The important thing to know about Billy Cobb is that he was intensely earnest about the craft of which he was a master. He loved it and revered it and lived for it only. If you believe that you may then understand better how the things that happened to him came about as they did, and perhaps--perhaps--you may think you perceive why.

It has just been said that Cobb lived only for his profession. That should be qualified. There was a brief period when he lived only for Jennie.

Until Jennie appeared Cobb had regarded women with the same indifferent toleration that bespoke his attitude toward everything else outside the level frontiers of the airdrome. But Jennie was of the air herself. She commanded devotion the minute he set eyes on her. He was born to Jennie just as he had been born to the air.

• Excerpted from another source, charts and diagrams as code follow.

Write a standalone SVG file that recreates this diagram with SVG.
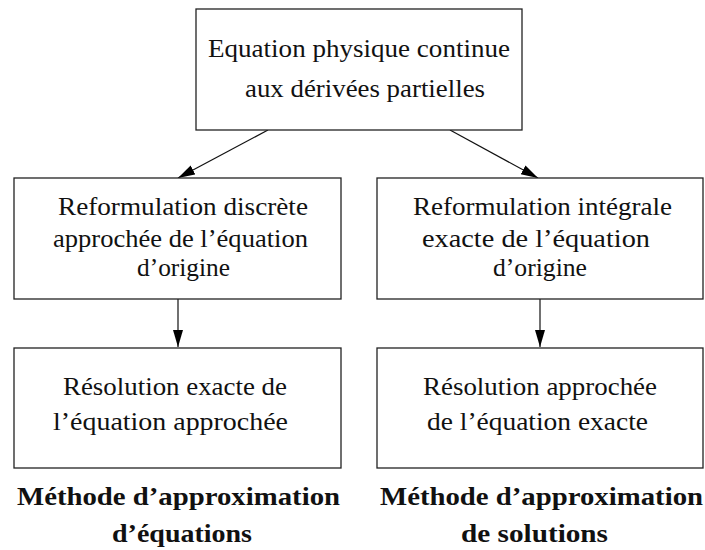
<svg xmlns="http://www.w3.org/2000/svg" width="705" height="550" viewBox="0 0 705 550">
<style>
.box{fill:#fff;stroke:#222;stroke-width:1.3}
.t{font-family:"Liberation Serif","Times New Roman",serif;font-size:26px;fill:#111;text-anchor:start}
.b{font-family:"Liberation Serif","Times New Roman",serif;font-size:26px;font-weight:bold;fill:#111;text-anchor:start}
.c{stroke:#111;stroke-width:1.2;fill:none}
</style>
<defs>
<marker id="arr" markerUnits="userSpaceOnUse" markerWidth="18" markerHeight="12" refX="17" refY="5" orient="auto">
<path d="M0,0 L17,5 L0,10 z" fill="#000"/>
</marker>
</defs>
<rect width="705" height="550" fill="#fff"/>
<g id="connectors">
<line class="c" x1="268" y1="130" x2="178" y2="178" marker-end="url(#arr)"/>
<line class="c" x1="450" y1="130" x2="538" y2="178" marker-end="url(#arr)"/>
<line class="c" x1="178" y1="299" x2="178" y2="347" marker-end="url(#arr)"/>
<line class="c" x1="540" y1="299" x2="540" y2="347" marker-end="url(#arr)"/>
</g>
<g id="top">
<rect class="box" x="196" y="9" width="326" height="121"/>
<text class="t" x="208" y="57" textLength="302" lengthAdjust="spacingAndGlyphs">Equation physique continue</text>
<text class="t" x="245" y="97" textLength="240" lengthAdjust="spacingAndGlyphs">aux dérivées partielles</text>
</g>
<g id="left-mid">
<rect class="box" x="14" y="178" width="327" height="121"/>
<text class="t" x="58" y="215" textLength="250" lengthAdjust="spacingAndGlyphs">Reformulation discrète</text>
<text class="t" x="53" y="247" textLength="255" lengthAdjust="spacingAndGlyphs">approchée de l’équation</text>
<text class="t" x="137" y="276" textLength="93" lengthAdjust="spacingAndGlyphs">d’origine</text>
</g>
<g id="right-mid">
<rect class="box" x="377" y="178" width="326" height="121"/>
<text class="t" x="413" y="215" textLength="259" lengthAdjust="spacingAndGlyphs">Reformulation intégrale</text>
<text class="t" x="422" y="247" textLength="228" lengthAdjust="spacingAndGlyphs">exacte de l’équation</text>
<text class="t" x="493" y="276" textLength="94" lengthAdjust="spacingAndGlyphs">d’origine</text>
</g>
<g id="left-bottom">
<rect class="box" x="14" y="348" width="327" height="120"/>
<text class="t" x="63" y="395" textLength="224" lengthAdjust="spacingAndGlyphs">Résolution exacte de</text>
<text class="t" x="53" y="430" textLength="235" lengthAdjust="spacingAndGlyphs">l’équation approchée</text>
</g>
<g id="right-bottom">
<rect class="box" x="377" y="348" width="326" height="120"/>
<text class="t" x="423" y="395" textLength="234" lengthAdjust="spacingAndGlyphs">Résolution approchée</text>
<text class="t" x="427" y="430" textLength="221" lengthAdjust="spacingAndGlyphs">de l’équation exacte</text>
</g>
<g id="caption-left">
<text class="b" x="17" y="505" textLength="323" lengthAdjust="spacingAndGlyphs">Méthode d’approximation</text>
<text class="b" x="112" y="542" textLength="140" lengthAdjust="spacingAndGlyphs">d’équations</text>
</g>
<g id="caption-right">
<text class="b" x="380" y="505" textLength="323" lengthAdjust="spacingAndGlyphs">Méthode d’approximation</text>
<text class="b" x="461" y="542" textLength="147" lengthAdjust="spacingAndGlyphs">de solutions</text>
</g>
</svg>
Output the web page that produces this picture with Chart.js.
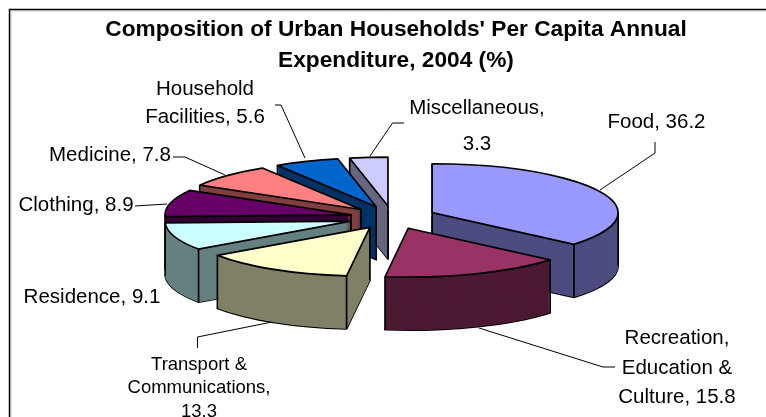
<!DOCTYPE html>
<html><head><meta charset="utf-8">
<style>html,body{margin:0;padding:0;background:#fff}canvas{display:block}</style>
<script src="https://cdn.jsdelivr.net/npm/chart.js@4"></script>
</head><body><div style="width:766px;height:417px"><canvas id="c" width="766" height="417"></canvas></div>
<script>
const categories = ["Food","Recreation, Education & Culture","Transport & Communications","Residence","Clothing","Medicine","Household Facilities","Miscellaneous"];
const values = [36.2,15.8,13.3,9.1,8.9,7.8,5.6,3.3];
const topColors = ["#9999FF","#993366","#FFFFCC","#CCFFFF","#660066","#FF8080","#0066CC","#CCCCFF"];
const sideColors = ["#4D4D80","#4D1A33","#808066","#668080","#330033","#804040","#003366","#666680"];
const titleLines = ["Composition of Urban Households' Per Capita Annual","Expenditure, 2004 (%)"];
const labelLines = [["Food, 36.2"],["Recreation,","Education &","Culture, 15.8"],["Transport &","Communications,","13.3"],["Residence, 9.1"],["Clothing, 8.9"],["Medicine, 7.8"],["Household","Facilities, 5.6"],["Miscellaneous,","3.3"]];
const labelCentres = [[656.5,122],[677,368],[199,388],[92,297],[76,205],[110,155],[205,103],[477,126]];
const labelSizes = [20.5,20.5,18.5,20.5,20.5,20.5,20.5,20.5];
const labelLeading = [0,29.5,23.5,0,0,0,28,36];
const leaders = [[[600,190],[655,153],[655,142]],[[479,328],[603,367],[615,367]],[[272,322],[197.5,337],[197.5,348]],[[167,204],[135,206]],[[225,175],[185,157],[173,157]],[[305,158],[281,105],[275,105]],[[370,156],[392.5,123],[404,123]]];
const drawOrder = [7,6,5,4,3,0,1,2];
const centre = {x:392.5,y:217.5}, squash = 0.263, depth = 53;
const sliceExplode = [43.7,43.7,43.7,43.7,42.7,43.7,43.7,43.7];

function geom(el,i){
  const p = el.getProps(['startAngle','endAngle','outerRadius']);
  const mid = (p.startAngle+p.endAngle)/2, d = sliceExplode[i];
  return {s:p.startAngle,e:p.endAngle,r:p.outerRadius,
    ax:centre.x+Math.cos(mid)*d, ay:centre.y+Math.sin(mid)*d*squash};
}
function onRim(g,a,dy){return [g.ax+Math.cos(a)*g.r, g.ay+Math.sin(a)*g.r*squash+dy];}
function slicePath(ctx,g,dy){
  ctx.beginPath();ctx.moveTo(g.ax,g.ay+dy);
  ctx.ellipse(g.ax,g.ay+dy,g.r,g.r*squash,0,g.s,g.e);
  ctx.closePath();
}
function paint(ctx,el,g,dy,color){
  const keep = el.options.backgroundColor;
  el.options.backgroundColor = color;
  ctx.save();
  ctx.translate(g.ax,g.ay+dy);
  ctx.scale(1,squash);
  ctx.translate(-el.x,-el.y);
  el.draw(ctx);
  ctx.restore();
  el.options.backgroundColor = keep;
}
const pie3d = {
  id:'pie3d',
  beforeDatasetsDraw(chart){
    const ctx = chart.ctx, arcs = chart.getDatasetMeta(0).data;
    ctx.save();
    ctx.strokeStyle='#000';ctx.lineWidth=1.7;ctx.lineJoin='round';
    for(const i of drawOrder){
      const el=arcs[i], g=geom(el,i);
      slicePath(ctx,g,depth);ctx.stroke();
      for(let dy=depth;dy>0;dy-=0.5) paint(ctx,el,g,dy,sideColors[i]);
      // a vertical edge shows only where the point just below it lies outside the top face
      const verts=[[g.ax,g.ay],onRim(g,g.s,0),onRim(g,g.e,0)];
      for(const a of [0,Math.PI,-Math.PI,2*Math.PI]) if(a>g.s&&a<g.e) verts.push(onRim(g,a,0));
      slicePath(ctx,g,0);
      const shown=verts.filter(v=>!ctx.isPointInPath(v[0],v[1]+2.5));
      ctx.beginPath();
      for(const v of shown){ctx.moveTo(v[0],v[1]);ctx.lineTo(v[0],v[1]+depth);}
      ctx.stroke();
      paint(ctx,el,g,0,topColors[i]);
      slicePath(ctx,g,0);ctx.stroke();
    }
    ctx.restore();
    return false;
  },
  afterDraw(chart){
    const ctx=chart.ctx;
    ctx.save();
    // frame: open at the right and bottom, with a pale edge inside it
    ctx.strokeStyle='#ccc';ctx.lineWidth=1;
    ctx.beginPath();ctx.moveTo(11,417);ctx.lineTo(11,11);ctx.lineTo(766,11);ctx.stroke();
    ctx.strokeStyle='#000';ctx.lineWidth=1.5;
    ctx.beginPath();ctx.moveTo(9.5,417);ctx.lineTo(9.5,9.5);ctx.lineTo(766,9.5);ctx.stroke();
    ctx.lineWidth=1;
    leaders.forEach(l=>{ctx.beginPath();l.forEach((p,i)=>i?ctx.lineTo(p[0],p[1]):ctx.moveTo(p[0],p[1]));ctx.stroke();});
    ctx.fillStyle='#000';ctx.textAlign='center';ctx.textBaseline='middle';
    labelLines.forEach((lines,i)=>{
      ctx.font=labelSizes[i]+'px "Liberation Sans"';
      const top=labelCentres[i][1]-(lines.length-1)*labelLeading[i]/2;
      lines.forEach((t,j)=>ctx.fillText(t,labelCentres[i][0],top+j*labelLeading[i]));
    });
    ctx.restore();
  }
};
new Chart(document.getElementById('c'),{
  type:'pie',
  data:{labels:categories,datasets:[{data:values,backgroundColor:topColors,borderWidth:0,hoverOffset:0}]},
  options:{
    responsive:false,animation:false,radius:186,
    layout:{padding:{left:26,top:14}},
    events:[],
    plugins:{
      legend:{display:false},tooltip:{enabled:false},
      title:{display:true,text:titleLines,color:'#000',padding:0,font:{family:'"Liberation Sans"',size:22.7,weight:'bold',lineHeight:1.36}}
    }
  },
  plugins:[pie3d]
});
</script></body></html>
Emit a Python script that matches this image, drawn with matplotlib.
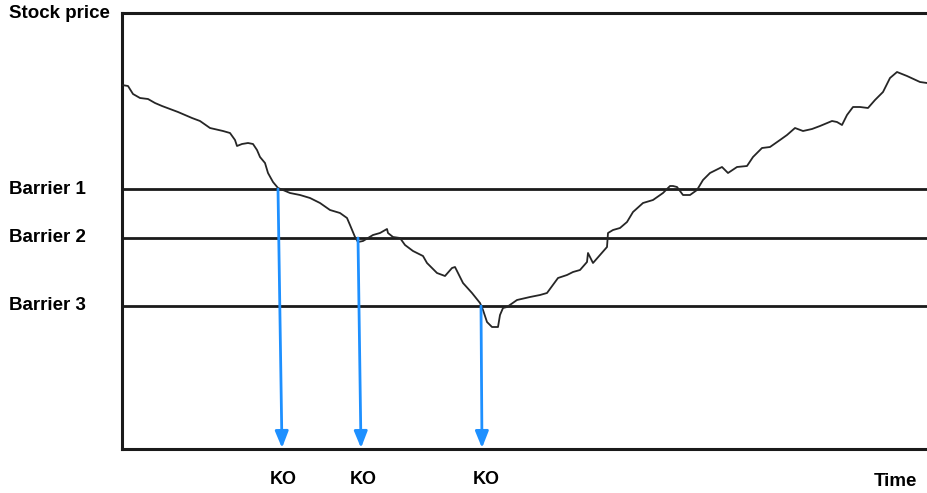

It was on a bright May morning at Langstrom Field--this was three years ago, remember--that they discovered each other and for all spiritual purposes were instantly merged into unity. Billy had just come from officers' call at headquarters where he had met the new C. O.--not for the first time in his life. The old C. O., a man named Weifer, to Billy's intense gratification had departed to a staff detail with the D. M. A. the night before.

"Staff is right!" mused Billy, reflecting on the demerits of the departed. "But cane or crutch would be more accurate. He needed one to keep his wings from limping. The big kiwi!"

Now a kiwi, "for the information of all concerned," as the technical bulletins put it, is the human counterpart of a certain type of training plane with reduced wing surface which roars like a lion but never leaves the ground.

Billy was still thinking anathema on the score of kiwis in general and Weifer in particular when he reached the hangar and was confronted with Jennie. His own scout ship was standing just outside the curtains with the blocks at the wheels and the engine idling gently. The crew chief, Hansen, was in the seat, holding back the stick. A little cloud of dust eddied in the mild backwash of the propeller and blew outward across the green expanse of the field. The little ship was straining at her blocks and vibrating just a trifle along her stubby fuselage as a whippet strains at the leash and trembles at the haunches on the scratch line. She was settled back taut against her stocky tail skid, with her landing gear gathered in a crouch beneath her stream-lined belly and her nose lifted eagerly toward a perky white cloud that drifted temptingly across the blue of a tender spring sky. Her four varnished wings--she was a biplane--stretched out, it seemed to Cobb as he came up, in a pathetic gesture of appeal to be off.